Evaluation Coordinator South Carolina First Steps, United States
Abstract Information: At South Carolina First Steps, the state’s only dedicated early childhood agency, we are disrupting the status quo of program evaluation in state government. We are actively working to make evaluation accessible, equitable, and actionable and to shrink the gap between those who evaluate programs, those who design programs, and those who participate in programs. As a state agency, our organization collects data on the reach and impact of our programs on children and families across all 46 counties in South Carolina.
Our organization is legislatively mandated to contract with external evaluators to evaluate our agency's impact on a five-year schedule through analysis of retrospective data. These evaluations typically culminate with a dense report and a presentation of findings to staff and the Board of Trustees.
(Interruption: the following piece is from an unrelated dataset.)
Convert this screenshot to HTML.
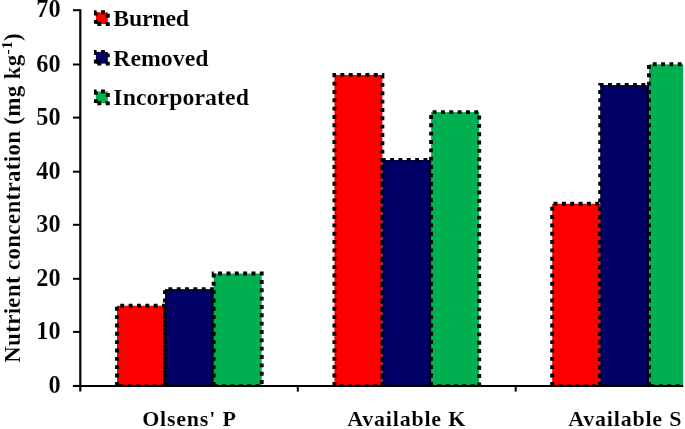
<!DOCTYPE html>
<html><head><meta charset="utf-8"><style>
html,body{margin:0;padding:0;background:#fff;overflow:hidden;width:685px;height:429px;}
svg{display:block;will-change:transform;filter:blur(0.3px);}
.t{font-family:"Liberation Serif",serif;font-weight:bold;font-size:24px;fill:#000;stroke:#fff;stroke-width:0.12px;}
</style></head><body>
<svg width="685" height="429" viewBox="0 0 685 429">
<defs><clipPath id="pc"><rect x="0" y="0" width="685" height="386.9"/></clipPath></defs>
<g clip-path="url(#pc)">
<rect x="117.00" y="305.70" width="48.00" height="80.20" fill="#ff0000"/>
<path d="M117.00,386.2 V305.70 H165.00 V386.2 Z" stroke="#000" stroke-width="3.9" stroke-dasharray="3.9 4.440" stroke-dashoffset="-0.400" stroke-linejoin="miter" fill="none"/>
<rect x="334.40" y="74.90" width="48.00" height="311.00" fill="#ff0000"/>
<path d="M334.40,386.2 V74.90 H382.40 V386.2 Z" stroke="#000" stroke-width="3.9" stroke-dasharray="3.9 4.440" stroke-dashoffset="-0.400" stroke-linejoin="miter" fill="none"/>
<rect x="552.20" y="203.70" width="48.00" height="182.20" fill="#ff0000"/>
<path d="M552.20,386.2 V203.70 H600.20 V386.2 Z" stroke="#000" stroke-width="3.9" stroke-dasharray="3.9 4.440" stroke-dashoffset="-0.400" stroke-linejoin="miter" fill="none"/>
<rect x="165.00" y="289.10" width="48.70" height="96.80" fill="#000066"/>
<path d="M165.00,386.2 V289.10 H213.70 V386.2 Z" stroke="#000" stroke-width="3.9" stroke-dasharray="3.9 4.440" stroke-dashoffset="-0.400" stroke-linejoin="miter" fill="none"/>
<rect x="382.40" y="160.00" width="48.70" height="225.90" fill="#000066"/>
<path d="M382.40,386.2 V160.00 H431.10 V386.2 Z" stroke="#000" stroke-width="3.9" stroke-dasharray="3.9 4.440" stroke-dashoffset="-0.400" stroke-linejoin="miter" fill="none"/>
<rect x="600.20" y="85.05" width="48.80" height="300.85" fill="#000066"/>
<path d="M600.20,386.2 V85.05 H649.00 V386.2 Z" stroke="#000" stroke-width="3.9" stroke-dasharray="3.9 4.440" stroke-dashoffset="-0.400" stroke-linejoin="miter" fill="none"/>
<rect x="213.70" y="273.50" width="48.00" height="112.40" fill="#00b050"/>
<path d="M213.70,386.2 V273.50 H261.70 V386.2 Z" stroke="#000" stroke-width="3.9" stroke-dasharray="3.9 4.440" stroke-dashoffset="-0.400" stroke-linejoin="miter" fill="none"/>
<rect x="431.10" y="112.10" width="48.10" height="273.80" fill="#00b050"/>
<path d="M431.10,386.2 V112.10 H479.20 V386.2 Z" stroke="#000" stroke-width="3.9" stroke-dasharray="3.9 4.440" stroke-dashoffset="-0.400" stroke-linejoin="miter" fill="none"/>
<rect x="649.00" y="64.30" width="48.00" height="321.60" fill="#00b050"/>
<path d="M649.00,386.2 V64.30 H697.00 V386.2 Z" stroke="#000" stroke-width="3.9" stroke-dasharray="3.9 4.440" stroke-dashoffset="-0.400" stroke-linejoin="miter" fill="none"/>
</g>
<line x1="80.3" y1="9.2" x2="80.3" y2="391.6" stroke="#000" stroke-width="2.2"/>
<line x1="73" y1="385.90" x2="80.3" y2="385.90" stroke="#000" stroke-width="2"/>
<text x="60.6" y="392.95" text-anchor="end" class="t" style="font-size:24.3px">0</text>
<line x1="73" y1="331.90" x2="80.3" y2="331.90" stroke="#000" stroke-width="2"/>
<text x="60.6" y="338.95" text-anchor="end" class="t" style="font-size:24.3px">10</text>
<line x1="73" y1="278.80" x2="80.3" y2="278.80" stroke="#000" stroke-width="2"/>
<text x="60.6" y="285.85" text-anchor="end" class="t" style="font-size:24.3px">20</text>
<line x1="73" y1="224.80" x2="80.3" y2="224.80" stroke="#000" stroke-width="2"/>
<text x="60.6" y="231.85" text-anchor="end" class="t" style="font-size:24.3px">30</text>
<line x1="73" y1="171.70" x2="80.3" y2="171.70" stroke="#000" stroke-width="2"/>
<text x="60.6" y="178.75" text-anchor="end" class="t" style="font-size:24.3px">40</text>
<line x1="73" y1="117.60" x2="80.3" y2="117.60" stroke="#000" stroke-width="2"/>
<text x="60.6" y="124.65" text-anchor="end" class="t" style="font-size:24.3px">50</text>
<line x1="73" y1="64.50" x2="80.3" y2="64.50" stroke="#000" stroke-width="2"/>
<text x="60.6" y="71.55" text-anchor="end" class="t" style="font-size:24.3px">60</text>
<line x1="73" y1="10.20" x2="80.3" y2="10.20" stroke="#000" stroke-width="2"/>
<text x="60.6" y="17.25" text-anchor="end" class="t" style="font-size:24.3px">70</text>
<line x1="72.9" y1="385.9" x2="685" y2="385.9" stroke="#000" stroke-width="2"/>
<line x1="297.8" y1="385.9" x2="297.8" y2="391.6" stroke="#000" stroke-width="2"/>
<line x1="515.7" y1="385.9" x2="515.7" y2="391.6" stroke="#000" stroke-width="2"/>
<text x="142.2" y="426" class="t" style="font-size:22px;letter-spacing:0.78px">Olsens' P</text>
<text x="347.25" y="426" class="t" style="font-size:22px;letter-spacing:0.78px">Available K</text>
<text x="568.25" y="426" class="t" style="font-size:22px;letter-spacing:0.78px">Available S</text>
<rect x="95.9" y="12.30" width="11.90" height="11.70" fill="#ff0000"/>
<path d="M95.9,24.00 V12.30 H107.8 V24.00 Z" stroke="#000" stroke-width="3.9" stroke-dasharray="3.9 4.440" stroke-dashoffset="-0.150" stroke-linejoin="miter" fill="none"/>
<text x="113.3" y="25.80" class="t" style="font-size:23.8px;letter-spacing:-0.2px">Burned</text>
<rect x="95.9" y="51.90" width="11.90" height="11.70" fill="#000066"/>
<path d="M95.9,63.60 V51.90 H107.8 V63.60 Z" stroke="#000" stroke-width="3.9" stroke-dasharray="3.9 4.440" stroke-dashoffset="-0.150" stroke-linejoin="miter" fill="none"/>
<text x="113.3" y="65.60" class="t" style="font-size:23.8px;letter-spacing:0px">Removed</text>
<rect x="95.9" y="91.50" width="11.90" height="11.70" fill="#00b050"/>
<path d="M95.9,103.20 V91.50 H107.8 V103.20 Z" stroke="#000" stroke-width="3.9" stroke-dasharray="3.9 4.440" stroke-dashoffset="-0.150" stroke-linejoin="miter" fill="none"/>
<text x="113.3" y="105.00" class="t" style="font-size:23.8px;letter-spacing:0.07px">Incorporated</text>
<rect x="683.2" y="0" width="3" height="429" fill="#fff"/>
<text transform="translate(20.0,362.8) rotate(-90)" class="t" style="font-size:23px;letter-spacing:0.3px">Nutrient concentration (mg kg<tspan dy="-8" font-size="15.5">-1</tspan><tspan dy="8">)</tspan></text>
</svg>
</body></html>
Program participant and service deliverer involvement is minimal in these evaluations, as they are typically focused on administrative data. In the past, these time and money-intensive evaluations were the only tools we had to tell our story from an evaluation perspective. As our organizational capacity has grown, our approach to evaluation has expanded to include the use of rapid-cycle feedback loops. Feedback loops are a new evaluation tool that is used to collect, interpret, and respond to feedback in real-time. Feedback loops are led internally and are used as a complementary strategy to externally led, agency-wide evaluations.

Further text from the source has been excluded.